PROBLEM REQUIREMENTS:
Read through the data and count the lines that contain the string "page"; give only the result.

━━━ EXTRACTED DATA

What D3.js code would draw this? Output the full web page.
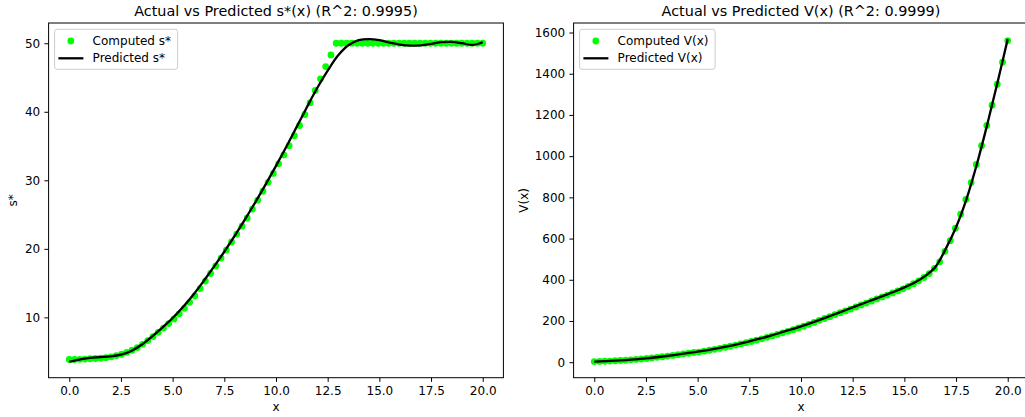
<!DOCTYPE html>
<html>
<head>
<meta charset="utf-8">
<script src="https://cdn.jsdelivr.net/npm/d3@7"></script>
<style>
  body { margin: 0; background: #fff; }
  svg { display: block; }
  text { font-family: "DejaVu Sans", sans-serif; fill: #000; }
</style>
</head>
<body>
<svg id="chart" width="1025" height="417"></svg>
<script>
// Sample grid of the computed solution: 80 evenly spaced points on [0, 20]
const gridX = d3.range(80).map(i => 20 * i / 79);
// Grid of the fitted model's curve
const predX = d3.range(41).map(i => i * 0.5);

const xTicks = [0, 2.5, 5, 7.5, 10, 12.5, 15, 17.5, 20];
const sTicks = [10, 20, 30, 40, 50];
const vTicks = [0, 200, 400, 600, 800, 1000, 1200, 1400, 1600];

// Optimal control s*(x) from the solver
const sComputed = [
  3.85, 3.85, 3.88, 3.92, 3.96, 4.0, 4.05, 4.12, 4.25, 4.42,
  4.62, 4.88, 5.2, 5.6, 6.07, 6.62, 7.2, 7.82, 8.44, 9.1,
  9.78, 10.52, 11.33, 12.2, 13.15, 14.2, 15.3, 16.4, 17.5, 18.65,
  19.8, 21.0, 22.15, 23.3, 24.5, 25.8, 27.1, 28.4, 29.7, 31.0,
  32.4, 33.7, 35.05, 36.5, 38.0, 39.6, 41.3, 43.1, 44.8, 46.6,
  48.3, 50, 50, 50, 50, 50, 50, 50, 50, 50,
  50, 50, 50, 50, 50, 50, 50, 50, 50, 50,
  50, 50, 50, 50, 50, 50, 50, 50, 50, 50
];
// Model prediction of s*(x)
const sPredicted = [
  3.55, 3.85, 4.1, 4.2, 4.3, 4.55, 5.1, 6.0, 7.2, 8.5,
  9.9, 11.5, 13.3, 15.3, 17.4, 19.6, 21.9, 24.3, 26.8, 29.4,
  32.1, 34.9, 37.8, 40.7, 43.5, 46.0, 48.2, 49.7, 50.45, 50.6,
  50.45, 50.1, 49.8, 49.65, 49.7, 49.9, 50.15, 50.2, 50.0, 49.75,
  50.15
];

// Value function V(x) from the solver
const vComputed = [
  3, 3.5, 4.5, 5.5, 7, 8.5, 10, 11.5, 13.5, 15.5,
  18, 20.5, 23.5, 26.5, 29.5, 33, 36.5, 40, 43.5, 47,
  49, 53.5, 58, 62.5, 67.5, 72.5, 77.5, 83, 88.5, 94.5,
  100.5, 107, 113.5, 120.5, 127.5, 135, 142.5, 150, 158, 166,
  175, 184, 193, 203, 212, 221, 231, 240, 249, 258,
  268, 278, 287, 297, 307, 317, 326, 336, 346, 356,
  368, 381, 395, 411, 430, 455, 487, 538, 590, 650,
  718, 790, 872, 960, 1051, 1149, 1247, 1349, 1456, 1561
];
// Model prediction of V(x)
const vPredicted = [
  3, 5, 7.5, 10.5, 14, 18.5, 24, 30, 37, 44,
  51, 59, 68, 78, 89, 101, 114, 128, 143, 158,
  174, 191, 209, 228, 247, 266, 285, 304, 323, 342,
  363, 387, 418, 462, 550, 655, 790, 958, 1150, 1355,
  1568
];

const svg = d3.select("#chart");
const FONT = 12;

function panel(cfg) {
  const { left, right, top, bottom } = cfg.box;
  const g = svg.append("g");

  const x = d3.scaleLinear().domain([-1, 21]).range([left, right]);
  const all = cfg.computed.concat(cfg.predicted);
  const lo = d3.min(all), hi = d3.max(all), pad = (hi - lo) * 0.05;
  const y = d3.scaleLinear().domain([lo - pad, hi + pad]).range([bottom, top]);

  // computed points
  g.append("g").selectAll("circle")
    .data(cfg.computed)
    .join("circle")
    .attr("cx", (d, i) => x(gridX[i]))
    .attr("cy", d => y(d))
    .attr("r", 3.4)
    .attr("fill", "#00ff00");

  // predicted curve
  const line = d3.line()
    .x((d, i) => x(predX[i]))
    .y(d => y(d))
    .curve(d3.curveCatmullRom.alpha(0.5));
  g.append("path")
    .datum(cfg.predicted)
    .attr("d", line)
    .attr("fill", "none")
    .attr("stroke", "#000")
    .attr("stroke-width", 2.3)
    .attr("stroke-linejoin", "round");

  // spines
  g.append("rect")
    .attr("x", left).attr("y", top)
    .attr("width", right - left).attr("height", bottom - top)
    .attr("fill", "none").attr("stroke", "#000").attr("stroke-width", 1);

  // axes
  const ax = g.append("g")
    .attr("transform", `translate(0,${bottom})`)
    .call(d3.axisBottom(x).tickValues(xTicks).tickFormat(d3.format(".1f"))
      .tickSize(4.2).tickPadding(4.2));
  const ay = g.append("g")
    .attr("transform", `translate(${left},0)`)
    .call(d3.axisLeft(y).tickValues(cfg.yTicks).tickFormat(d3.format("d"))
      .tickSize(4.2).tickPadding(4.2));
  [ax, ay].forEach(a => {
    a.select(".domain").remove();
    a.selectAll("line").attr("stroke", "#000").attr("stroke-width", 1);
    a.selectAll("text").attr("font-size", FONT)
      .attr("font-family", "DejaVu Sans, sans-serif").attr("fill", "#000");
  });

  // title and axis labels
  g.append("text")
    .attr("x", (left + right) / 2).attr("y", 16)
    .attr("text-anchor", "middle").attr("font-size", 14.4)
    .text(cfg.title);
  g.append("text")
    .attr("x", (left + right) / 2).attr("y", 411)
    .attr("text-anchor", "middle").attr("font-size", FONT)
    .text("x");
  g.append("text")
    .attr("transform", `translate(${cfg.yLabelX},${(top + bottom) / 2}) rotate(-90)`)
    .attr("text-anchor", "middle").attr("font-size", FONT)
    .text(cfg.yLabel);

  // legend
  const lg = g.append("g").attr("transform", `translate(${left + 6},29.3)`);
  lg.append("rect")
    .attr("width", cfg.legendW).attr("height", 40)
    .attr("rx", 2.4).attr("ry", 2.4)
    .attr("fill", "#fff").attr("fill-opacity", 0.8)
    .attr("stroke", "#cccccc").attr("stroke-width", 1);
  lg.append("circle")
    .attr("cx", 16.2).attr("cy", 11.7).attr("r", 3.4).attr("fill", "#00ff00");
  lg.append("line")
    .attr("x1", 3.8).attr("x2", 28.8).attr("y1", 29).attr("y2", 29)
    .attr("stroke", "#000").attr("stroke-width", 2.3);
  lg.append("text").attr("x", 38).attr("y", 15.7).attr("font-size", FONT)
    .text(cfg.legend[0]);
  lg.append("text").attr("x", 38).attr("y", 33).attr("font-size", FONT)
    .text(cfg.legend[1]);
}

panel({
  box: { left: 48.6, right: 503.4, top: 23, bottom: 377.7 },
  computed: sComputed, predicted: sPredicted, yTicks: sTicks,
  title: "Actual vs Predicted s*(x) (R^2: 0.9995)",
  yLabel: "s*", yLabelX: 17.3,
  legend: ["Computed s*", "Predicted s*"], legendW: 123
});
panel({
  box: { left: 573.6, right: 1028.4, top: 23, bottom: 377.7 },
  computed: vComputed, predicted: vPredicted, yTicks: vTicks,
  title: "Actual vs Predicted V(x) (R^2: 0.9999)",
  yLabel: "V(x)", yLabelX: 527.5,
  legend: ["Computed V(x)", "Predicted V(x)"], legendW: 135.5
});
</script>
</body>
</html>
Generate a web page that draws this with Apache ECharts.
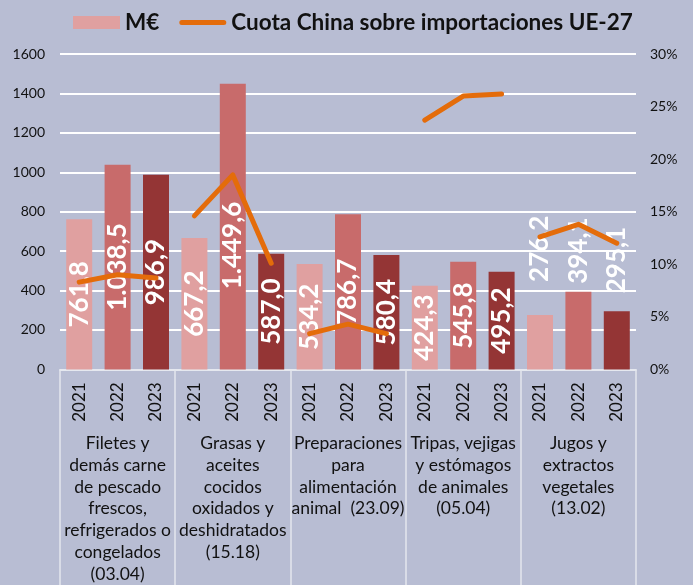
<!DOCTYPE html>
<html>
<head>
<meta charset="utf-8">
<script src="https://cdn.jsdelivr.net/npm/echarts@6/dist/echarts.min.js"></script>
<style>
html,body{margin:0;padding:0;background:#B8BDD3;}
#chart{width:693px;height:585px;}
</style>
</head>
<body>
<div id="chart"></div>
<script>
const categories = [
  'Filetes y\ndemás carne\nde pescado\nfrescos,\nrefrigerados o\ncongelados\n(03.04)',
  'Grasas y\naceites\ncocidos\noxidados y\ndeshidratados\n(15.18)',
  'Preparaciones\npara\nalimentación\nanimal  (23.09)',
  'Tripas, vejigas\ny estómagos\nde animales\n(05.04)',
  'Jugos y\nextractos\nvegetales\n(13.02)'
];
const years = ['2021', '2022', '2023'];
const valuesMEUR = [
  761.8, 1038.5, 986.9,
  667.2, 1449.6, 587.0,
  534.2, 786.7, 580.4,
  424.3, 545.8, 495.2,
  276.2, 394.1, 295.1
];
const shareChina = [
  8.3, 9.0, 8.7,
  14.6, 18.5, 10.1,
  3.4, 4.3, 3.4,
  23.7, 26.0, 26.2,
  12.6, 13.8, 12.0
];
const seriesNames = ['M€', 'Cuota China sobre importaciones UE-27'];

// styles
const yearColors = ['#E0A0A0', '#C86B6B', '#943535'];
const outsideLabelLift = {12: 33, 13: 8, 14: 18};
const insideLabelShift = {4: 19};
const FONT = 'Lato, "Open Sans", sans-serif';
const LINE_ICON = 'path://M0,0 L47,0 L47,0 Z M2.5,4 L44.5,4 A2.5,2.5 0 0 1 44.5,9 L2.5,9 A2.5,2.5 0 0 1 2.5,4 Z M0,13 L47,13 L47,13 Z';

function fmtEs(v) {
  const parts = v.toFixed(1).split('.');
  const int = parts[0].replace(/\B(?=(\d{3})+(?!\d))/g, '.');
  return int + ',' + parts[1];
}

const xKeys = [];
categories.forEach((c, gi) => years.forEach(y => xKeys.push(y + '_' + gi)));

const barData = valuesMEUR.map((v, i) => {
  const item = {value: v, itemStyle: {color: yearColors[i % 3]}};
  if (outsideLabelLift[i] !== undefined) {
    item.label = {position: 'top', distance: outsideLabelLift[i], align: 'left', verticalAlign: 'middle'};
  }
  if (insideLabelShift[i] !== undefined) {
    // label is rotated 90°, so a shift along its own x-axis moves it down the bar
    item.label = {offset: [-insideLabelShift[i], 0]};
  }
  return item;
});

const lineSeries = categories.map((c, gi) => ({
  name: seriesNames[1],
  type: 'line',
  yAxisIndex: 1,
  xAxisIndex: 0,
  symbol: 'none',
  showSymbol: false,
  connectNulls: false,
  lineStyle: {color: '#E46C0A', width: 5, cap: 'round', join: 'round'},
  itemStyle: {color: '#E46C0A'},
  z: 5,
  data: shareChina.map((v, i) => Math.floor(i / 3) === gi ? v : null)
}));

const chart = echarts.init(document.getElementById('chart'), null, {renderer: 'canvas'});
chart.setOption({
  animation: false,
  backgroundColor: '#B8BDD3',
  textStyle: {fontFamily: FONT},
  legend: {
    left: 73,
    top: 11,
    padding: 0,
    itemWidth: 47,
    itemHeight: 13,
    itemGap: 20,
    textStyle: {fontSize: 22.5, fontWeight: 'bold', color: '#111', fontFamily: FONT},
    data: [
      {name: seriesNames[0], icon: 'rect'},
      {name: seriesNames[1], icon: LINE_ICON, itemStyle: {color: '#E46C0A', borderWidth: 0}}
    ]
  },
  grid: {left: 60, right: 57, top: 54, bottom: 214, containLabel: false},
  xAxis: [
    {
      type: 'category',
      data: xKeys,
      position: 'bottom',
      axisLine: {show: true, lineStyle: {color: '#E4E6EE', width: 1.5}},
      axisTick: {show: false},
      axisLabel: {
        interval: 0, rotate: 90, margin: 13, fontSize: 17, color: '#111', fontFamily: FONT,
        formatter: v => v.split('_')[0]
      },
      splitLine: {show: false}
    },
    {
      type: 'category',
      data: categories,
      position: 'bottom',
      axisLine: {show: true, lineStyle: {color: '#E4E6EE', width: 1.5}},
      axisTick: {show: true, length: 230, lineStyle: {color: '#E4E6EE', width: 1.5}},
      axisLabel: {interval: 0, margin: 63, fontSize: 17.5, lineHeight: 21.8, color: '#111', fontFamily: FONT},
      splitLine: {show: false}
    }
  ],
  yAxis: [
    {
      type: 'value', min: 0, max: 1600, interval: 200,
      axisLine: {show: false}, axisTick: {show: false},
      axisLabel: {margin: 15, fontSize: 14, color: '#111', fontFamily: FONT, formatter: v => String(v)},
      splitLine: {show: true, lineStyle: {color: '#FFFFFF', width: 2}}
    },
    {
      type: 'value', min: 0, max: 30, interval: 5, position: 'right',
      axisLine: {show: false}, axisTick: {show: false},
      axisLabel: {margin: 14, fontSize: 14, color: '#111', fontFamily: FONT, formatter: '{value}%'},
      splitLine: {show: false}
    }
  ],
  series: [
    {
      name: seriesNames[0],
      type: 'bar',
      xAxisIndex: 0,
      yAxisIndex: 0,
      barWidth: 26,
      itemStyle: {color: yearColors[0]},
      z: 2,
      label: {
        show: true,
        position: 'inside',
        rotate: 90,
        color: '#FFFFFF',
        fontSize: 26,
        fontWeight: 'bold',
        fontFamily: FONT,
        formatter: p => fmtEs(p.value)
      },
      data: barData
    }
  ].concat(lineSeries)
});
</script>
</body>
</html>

━━━━━━

TASK ANSWER:
2